The decision of the district court
is REVERSED. DeNardo exercised a valid
peremptory challenge against Judge Lohff, and
Judge Lohff is therefore disqualified from
further participation in this case. This case
is remanded to the district court for further
proceedings on the charge against DeNardo.
* Sitting by assignment of the chief justice made pursuant to
Article IV, Section 16 of the Alaska Constitution.
1 We do not mean to express any opinion on whether a trial
judge has the authority to enforce stricter time limitations than
the ones specified in Criminal Rule 25(d). Compare Harbor
Enterprises v. Gudjonsson, 803 P.2d 798, 800, 803-04 (Wash. 1991)
(holding that a trial judge may not enforce a different time limit
from the one specified in the peremptory challenge statute).

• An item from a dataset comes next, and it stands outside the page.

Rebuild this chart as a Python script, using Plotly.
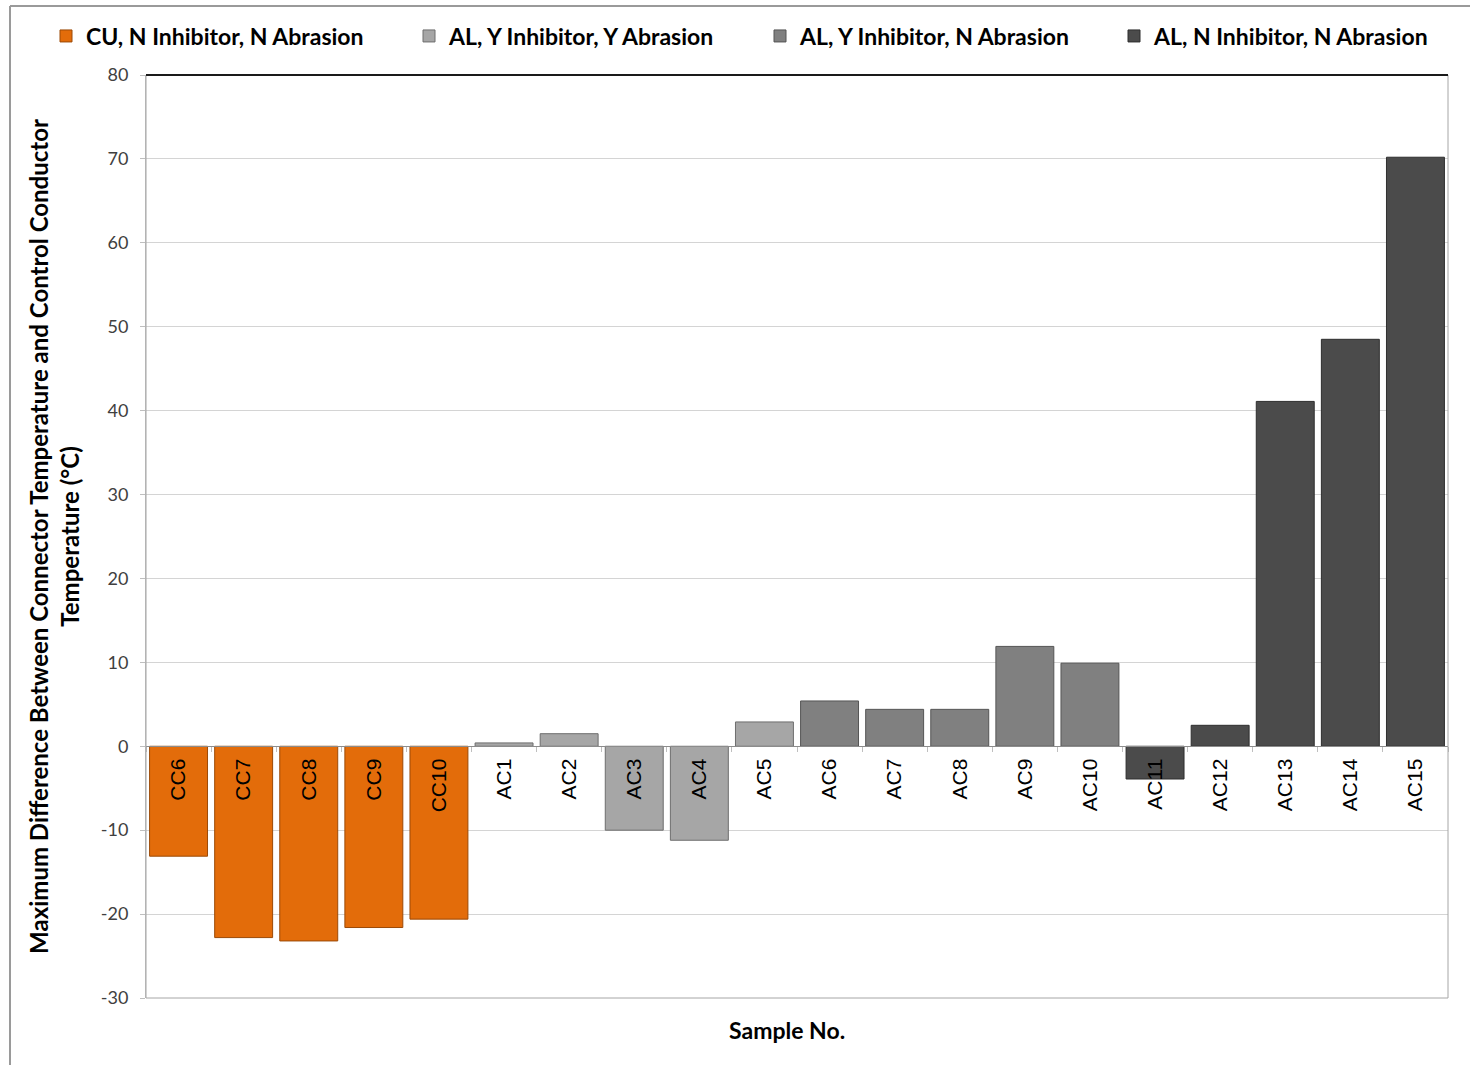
import plotly.graph_objects as go

# Sample groups and their maximum temperature differences (°C)
cu_nn_samples = ["CC6", "CC7", "CC8", "CC9", "CC10"]
cu_nn_values = [-13.1, -22.8, -23.2, -21.6, -20.6]

al_yy_samples = ["AC1", "AC2", "AC3", "AC4", "AC5"]
al_yy_values = [0.4, 1.5, -10.0, -11.2, 2.9]

al_yn_samples = ["AC6", "AC7", "AC8", "AC9", "AC10"]
al_yn_values = [5.4, 4.4, 4.4, 11.9, 9.9]

al_nn_samples = ["AC11", "AC12", "AC13", "AC14", "AC15"]
al_nn_values = [-3.9, 2.5, 41.1, 48.5, 70.2]

series_names = [
    "CU, N Inhibitor, N Abrasion",
    "AL, Y Inhibitor, Y Abrasion",
    "AL, Y Inhibitor, N Abrasion",
    "AL, N Inhibitor, N Abrasion",
]
series_colors = ["#E36C0A", "#A6A6A6", "#808080", "#4B4B4B"]
series_edges = ["#9C4A07", "#6E6E6E", "#555555", "#2E2E2E"]

y_ticks = [-30, -20, -10, 0, 10, 20, 30, 40, 50, 60, 70, 80]
y_tick_text = ["-30", "-20", "-10", "0", "10", "20", "30", "40", "50", "60", "70", "80"]

all_samples = cu_nn_samples + al_yy_samples + al_yn_samples + al_nn_samples
y_min, y_max = -30, 80

# plot area geometry in pixels
L, R, T, B = 146, 1448, 75, 998
W, H = 1470, 1065
def px_x(p):
    return (p - L) / (R - L)
def px_y(p):
    return (B - p) / (B - T)

legend_ids = ["legend", "legend2", "legend3", "legend4"]
legend_left_px = [46, 409, 760, 1114]

fig = go.Figure()
for name, xs, ys, color, edge, lg in zip(
    series_names,
    [cu_nn_samples, al_yy_samples, al_yn_samples, al_nn_samples],
    [cu_nn_values, al_yy_values, al_yn_values, al_nn_values],
    series_colors,
    series_edges,
    legend_ids,
):
    fig.add_trace(go.Bar(
        x=xs, y=ys, name=name, legend=lg,
        marker=dict(color=color, line=dict(color=edge, width=1)),
    ))

legend_font = dict(size=23, family="Lato, sans-serif", color="#000000", weight="bold")
legend_layouts = {}
for lg, lx in zip(legend_ids, legend_left_px):
    legend_layouts[lg] = dict(
        orientation="h",
        x=px_x(lx), xanchor="left",
        y=px_y(36), yanchor="middle",
        font=legend_font,
        bgcolor="rgba(0,0,0,0)",
        itemwidth=30,
    )

fig.update_layout(
    width=W, height=H,
    margin=dict(l=L, r=W - R, t=T, b=H - B, autoexpand=False),
    paper_bgcolor="white",
    plot_bgcolor="white",
    barmode="relative",
    bargap=0.11,
    font=dict(family="Lato, 'Open Sans', sans-serif", color="#000000"),
    showlegend=True,
    xaxis=dict(
        type="category",
        categoryorder="array",
        categoryarray=all_samples,
        anchor="free",
        position=(0 - y_min) / (y_max - y_min),
        showline=True, linecolor="#8C8C8C", linewidth=1,
        ticks="outside", tickson="boundaries", ticklen=5, tickcolor="#BFBFBF",
        tickangle=-90,
        ticklabelstandoff=3,
        tickfont=dict(size=21, color="#000000", family="Liberation Sans, Arial, sans-serif"),
        showgrid=False,
        zeroline=False,
    ),
    yaxis=dict(
        range=[y_min, y_max],
        tickmode="array", tickvals=y_ticks, ticktext=y_tick_text,
        showgrid=True, gridcolor="#D4D4D4", gridwidth=1,
        zeroline=False,
        showline=True, linecolor="#BFBFBF", linewidth=1,
        ticks="outside", ticklen=5, tickcolor="#BFBFBF",
        ticklabelstandoff=8,
        tickfont=dict(size=18, color="#404040"),
        title=dict(
            text="Maximum Difference Between Connector Temperature and Control Conductor<br>Temperature (°C)",
            font=dict(size=24, color="#000000", weight="bold"),
            standoff=14,
        ),
    ),
    annotations=[
        dict(
            text="Sample No.", x=px_x(787), xref="paper", y=px_y(1030), yref="paper",
            xanchor="center", yanchor="middle", showarrow=False,
            font=dict(size=23, color="#000000", weight="bold"),
        )
    ],
    shapes=[
        # plot area border
        dict(type="rect", xref="paper", yref="paper", x0=0, x1=1, y0=0, y1=1,
             line=dict(color="#A6A6A6", width=1), layer="above"),
        # dark top edge
        dict(type="line", xref="paper", yref="paper", x0=0, x1=1, y0=1, y1=1,
             line=dict(color="#1A1A1A", width=2), layer="above"),
        # chart outer frame
        dict(type="line", xref="paper", yref="paper",
             x0=px_x(10), x1=px_x(1472), y0=px_y(6), y1=px_y(6),
             line=dict(color="#9A9A9A", width=2)),
        dict(type="line", xref="paper", yref="paper",
             x0=px_x(10), x1=px_x(10), y0=px_y(6), y1=px_y(1067),
             line=dict(color="#9A9A9A", width=2)),
    ],
    **legend_layouts,
)

fig.write_html("out.html")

2 We recognize that in Gardner v. State, 702 P.2d 250, 251
(Alaska App. 1985), this court interpreted the phrase "any
subsequent pretrial hearing" in Criminal Rule 25(d)(5) as referring
solely to pre-trial hearings that occur subsequent to the omnibus
hearing. Under this interpretation, DeNardo obviously wins this
appeal because his litigation of the challenge for cause did not
occur subsequent to an omnibus hearing: indeed, there was no
omnibus hearing in DeNardo's case at all. DeNardo was prosecuted
for a misdemeanor, and omnibus hearings are rarely held in
misdemeanor prosecutions. Because of this difficulty in applying
the Gardner interpretation to misdemeanors, we are reluctant to
base our decision of DeNardo's case on Gardner.